___ Supplied material ___

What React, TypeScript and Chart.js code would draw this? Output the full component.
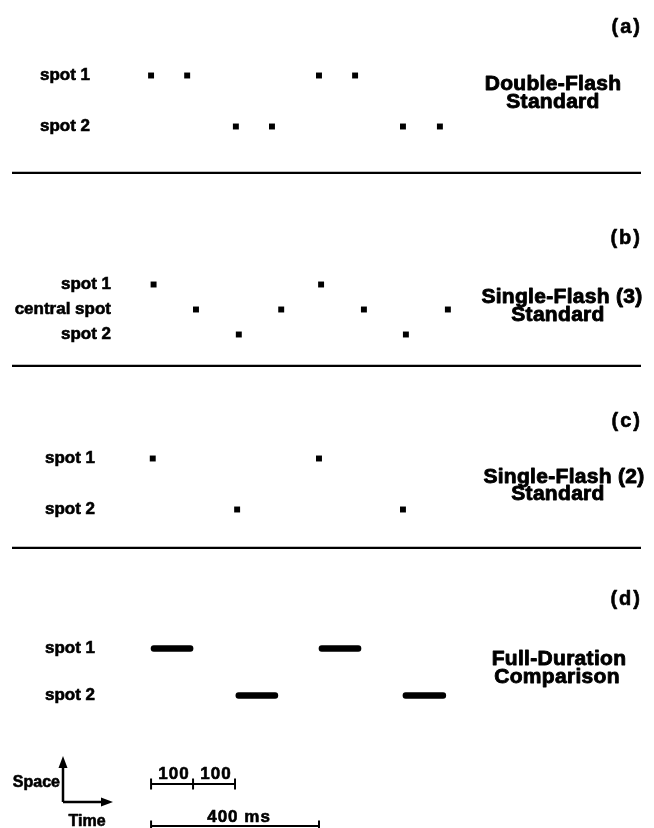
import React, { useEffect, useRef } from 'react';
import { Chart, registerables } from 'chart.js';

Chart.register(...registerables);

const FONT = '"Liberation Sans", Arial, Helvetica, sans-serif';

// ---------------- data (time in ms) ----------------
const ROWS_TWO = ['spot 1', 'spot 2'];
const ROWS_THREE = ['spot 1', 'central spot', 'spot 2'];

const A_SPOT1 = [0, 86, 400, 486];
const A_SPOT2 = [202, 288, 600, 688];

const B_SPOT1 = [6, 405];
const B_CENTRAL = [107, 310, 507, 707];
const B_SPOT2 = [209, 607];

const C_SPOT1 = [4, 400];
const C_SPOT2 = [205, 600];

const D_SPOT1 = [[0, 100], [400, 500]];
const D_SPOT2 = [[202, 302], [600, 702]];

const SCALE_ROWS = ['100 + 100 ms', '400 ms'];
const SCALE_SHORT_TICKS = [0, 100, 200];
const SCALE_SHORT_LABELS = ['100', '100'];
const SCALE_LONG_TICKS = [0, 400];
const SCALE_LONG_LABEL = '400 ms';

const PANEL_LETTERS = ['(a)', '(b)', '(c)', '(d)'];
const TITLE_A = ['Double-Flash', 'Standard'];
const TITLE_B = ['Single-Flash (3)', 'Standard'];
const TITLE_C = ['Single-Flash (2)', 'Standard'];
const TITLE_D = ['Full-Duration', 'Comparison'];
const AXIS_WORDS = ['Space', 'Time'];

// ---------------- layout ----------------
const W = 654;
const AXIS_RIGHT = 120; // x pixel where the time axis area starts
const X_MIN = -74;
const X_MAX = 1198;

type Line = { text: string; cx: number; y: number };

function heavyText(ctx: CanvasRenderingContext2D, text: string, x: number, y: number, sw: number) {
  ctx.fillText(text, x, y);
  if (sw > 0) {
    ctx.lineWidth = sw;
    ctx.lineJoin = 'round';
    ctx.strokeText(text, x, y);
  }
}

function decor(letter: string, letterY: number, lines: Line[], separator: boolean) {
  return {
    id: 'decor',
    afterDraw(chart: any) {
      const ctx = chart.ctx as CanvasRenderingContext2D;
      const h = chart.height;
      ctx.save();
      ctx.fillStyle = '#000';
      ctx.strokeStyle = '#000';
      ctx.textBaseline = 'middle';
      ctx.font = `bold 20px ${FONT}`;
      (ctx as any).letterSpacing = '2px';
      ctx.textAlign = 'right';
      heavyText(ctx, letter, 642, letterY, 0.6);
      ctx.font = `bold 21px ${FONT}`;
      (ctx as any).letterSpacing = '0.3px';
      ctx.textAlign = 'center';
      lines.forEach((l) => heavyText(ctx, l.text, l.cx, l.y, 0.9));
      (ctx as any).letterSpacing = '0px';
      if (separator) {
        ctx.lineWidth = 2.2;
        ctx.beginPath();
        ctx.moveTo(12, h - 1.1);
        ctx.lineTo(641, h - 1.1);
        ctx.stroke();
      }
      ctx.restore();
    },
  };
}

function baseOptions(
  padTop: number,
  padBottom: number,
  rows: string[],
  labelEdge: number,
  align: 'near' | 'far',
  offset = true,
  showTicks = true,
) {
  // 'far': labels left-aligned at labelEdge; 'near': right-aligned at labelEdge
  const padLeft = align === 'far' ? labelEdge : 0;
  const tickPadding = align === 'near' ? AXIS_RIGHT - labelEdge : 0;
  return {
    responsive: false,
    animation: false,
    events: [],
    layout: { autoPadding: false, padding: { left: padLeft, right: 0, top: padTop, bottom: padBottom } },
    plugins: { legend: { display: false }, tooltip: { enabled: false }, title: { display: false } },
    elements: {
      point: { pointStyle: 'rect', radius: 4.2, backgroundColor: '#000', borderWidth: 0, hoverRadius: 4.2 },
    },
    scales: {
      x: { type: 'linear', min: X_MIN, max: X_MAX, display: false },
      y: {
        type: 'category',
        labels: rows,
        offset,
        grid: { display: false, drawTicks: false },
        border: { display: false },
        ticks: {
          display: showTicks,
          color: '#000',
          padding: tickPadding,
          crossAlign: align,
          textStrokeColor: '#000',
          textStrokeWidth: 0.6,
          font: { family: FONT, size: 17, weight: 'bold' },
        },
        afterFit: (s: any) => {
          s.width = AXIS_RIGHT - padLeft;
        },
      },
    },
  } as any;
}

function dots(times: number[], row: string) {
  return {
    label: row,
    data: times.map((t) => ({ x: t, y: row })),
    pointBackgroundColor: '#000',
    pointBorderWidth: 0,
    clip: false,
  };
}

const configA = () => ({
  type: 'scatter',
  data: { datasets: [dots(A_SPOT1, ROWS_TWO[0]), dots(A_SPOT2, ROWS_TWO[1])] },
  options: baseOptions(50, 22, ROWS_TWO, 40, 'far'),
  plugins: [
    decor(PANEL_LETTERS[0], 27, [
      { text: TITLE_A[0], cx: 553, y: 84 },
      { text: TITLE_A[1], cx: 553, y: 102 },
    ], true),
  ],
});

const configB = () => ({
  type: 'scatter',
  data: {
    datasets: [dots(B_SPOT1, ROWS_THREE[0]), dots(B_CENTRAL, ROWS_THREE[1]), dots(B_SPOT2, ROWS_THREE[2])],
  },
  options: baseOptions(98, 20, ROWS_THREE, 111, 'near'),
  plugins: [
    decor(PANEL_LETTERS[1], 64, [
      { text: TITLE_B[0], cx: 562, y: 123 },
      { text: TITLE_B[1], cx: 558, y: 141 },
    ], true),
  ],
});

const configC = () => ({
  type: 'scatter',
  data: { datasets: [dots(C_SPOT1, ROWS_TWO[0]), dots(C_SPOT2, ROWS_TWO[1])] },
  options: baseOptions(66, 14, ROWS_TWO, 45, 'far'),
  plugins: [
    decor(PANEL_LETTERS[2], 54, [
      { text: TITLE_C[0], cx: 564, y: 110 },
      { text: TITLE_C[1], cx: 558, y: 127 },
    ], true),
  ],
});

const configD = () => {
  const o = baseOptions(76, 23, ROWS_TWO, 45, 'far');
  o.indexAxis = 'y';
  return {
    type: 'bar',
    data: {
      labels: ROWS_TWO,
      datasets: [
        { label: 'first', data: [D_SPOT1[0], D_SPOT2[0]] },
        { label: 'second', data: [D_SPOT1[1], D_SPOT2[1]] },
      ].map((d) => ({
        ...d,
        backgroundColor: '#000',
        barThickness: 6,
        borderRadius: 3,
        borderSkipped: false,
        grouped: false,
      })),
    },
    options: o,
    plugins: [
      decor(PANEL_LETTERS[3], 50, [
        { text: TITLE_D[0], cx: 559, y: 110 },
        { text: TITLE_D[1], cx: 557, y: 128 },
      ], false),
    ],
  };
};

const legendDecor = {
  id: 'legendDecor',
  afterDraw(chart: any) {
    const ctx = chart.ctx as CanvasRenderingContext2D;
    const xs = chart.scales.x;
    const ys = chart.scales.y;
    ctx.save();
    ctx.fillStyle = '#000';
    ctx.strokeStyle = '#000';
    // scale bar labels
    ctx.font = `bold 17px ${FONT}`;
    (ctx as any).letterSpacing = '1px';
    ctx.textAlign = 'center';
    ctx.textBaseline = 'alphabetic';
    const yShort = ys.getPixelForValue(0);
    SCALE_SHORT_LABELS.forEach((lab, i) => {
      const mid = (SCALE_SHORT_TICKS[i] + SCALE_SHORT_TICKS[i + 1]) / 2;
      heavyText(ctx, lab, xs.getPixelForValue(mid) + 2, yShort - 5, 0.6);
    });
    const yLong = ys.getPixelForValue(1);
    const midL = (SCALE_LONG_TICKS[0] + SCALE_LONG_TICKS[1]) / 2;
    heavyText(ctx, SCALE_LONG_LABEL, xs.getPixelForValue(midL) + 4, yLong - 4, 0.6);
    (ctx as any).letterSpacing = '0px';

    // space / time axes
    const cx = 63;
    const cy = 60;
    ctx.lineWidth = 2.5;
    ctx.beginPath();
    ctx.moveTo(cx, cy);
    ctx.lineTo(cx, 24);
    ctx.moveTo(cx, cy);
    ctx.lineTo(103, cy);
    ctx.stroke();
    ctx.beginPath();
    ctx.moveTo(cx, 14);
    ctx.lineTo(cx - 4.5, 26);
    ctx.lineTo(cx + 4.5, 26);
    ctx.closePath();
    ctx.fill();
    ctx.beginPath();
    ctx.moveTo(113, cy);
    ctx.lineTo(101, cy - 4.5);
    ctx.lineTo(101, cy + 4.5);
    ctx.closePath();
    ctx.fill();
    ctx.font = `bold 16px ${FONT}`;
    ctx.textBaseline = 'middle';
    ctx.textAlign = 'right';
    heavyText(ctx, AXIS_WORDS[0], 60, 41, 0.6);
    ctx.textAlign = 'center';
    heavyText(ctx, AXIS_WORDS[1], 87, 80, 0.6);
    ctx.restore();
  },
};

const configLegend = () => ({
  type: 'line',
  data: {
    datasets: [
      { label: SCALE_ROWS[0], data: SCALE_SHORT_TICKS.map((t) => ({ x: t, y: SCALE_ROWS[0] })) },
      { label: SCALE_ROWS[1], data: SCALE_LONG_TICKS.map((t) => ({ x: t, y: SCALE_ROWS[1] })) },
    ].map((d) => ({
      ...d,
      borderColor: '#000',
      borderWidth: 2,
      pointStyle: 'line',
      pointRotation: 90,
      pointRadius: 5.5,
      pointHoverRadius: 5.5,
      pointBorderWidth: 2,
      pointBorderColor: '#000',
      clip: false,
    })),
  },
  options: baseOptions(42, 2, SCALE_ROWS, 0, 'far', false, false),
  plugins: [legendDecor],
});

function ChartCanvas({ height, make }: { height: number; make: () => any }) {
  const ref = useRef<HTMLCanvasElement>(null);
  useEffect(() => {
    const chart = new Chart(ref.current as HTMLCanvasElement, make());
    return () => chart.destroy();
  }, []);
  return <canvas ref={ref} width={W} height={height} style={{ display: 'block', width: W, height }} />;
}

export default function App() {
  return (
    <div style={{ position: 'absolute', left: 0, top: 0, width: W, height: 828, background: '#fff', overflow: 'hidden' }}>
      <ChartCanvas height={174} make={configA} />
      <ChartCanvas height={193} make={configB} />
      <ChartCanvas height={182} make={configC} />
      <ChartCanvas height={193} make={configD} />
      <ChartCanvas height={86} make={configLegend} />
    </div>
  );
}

___

▶ [What you are asked to do]: Restate the data word for word from its first line through the line with "const SCALE_LONG_LABEL = '400 ms';", leaving out any picture along the way.

▶ [The solution]:
What React, TypeScript and Chart.js code would draw this? Output the full component.
import React, { useEffect, useRef } from 'react';
import { Chart, registerables } from 'chart.js';

Chart.register(...registerables);

const FONT = '"Liberation Sans", Arial, Helvetica, sans-serif';

// ---------------- data (time in ms) ----------------
const ROWS_TWO = ['spot 1', 'spot 2'];
const ROWS_THREE = ['spot 1', 'central spot', 'spot 2'];

const A_SPOT1 = [0, 86, 400, 486];
const A_SPOT2 = [202, 288, 600, 688];

const B_SPOT1 = [6, 405];
const B_CENTRAL = [107, 310, 507, 707];
const B_SPOT2 = [209, 607];

const C_SPOT1 = [4, 400];
const C_SPOT2 = [205, 600];

const D_SPOT1 = [[0, 100], [400, 500]];
const D_SPOT2 = [[202, 302], [600, 702]];

const SCALE_ROWS = ['100 + 100 ms', '400 ms'];
const SCALE_SHORT_TICKS = [0, 100, 200];
const SCALE_SHORT_LABELS = ['100', '100'];
const SCALE_LONG_TICKS = [0, 400];
const SCALE_LONG_LABEL = '400 ms';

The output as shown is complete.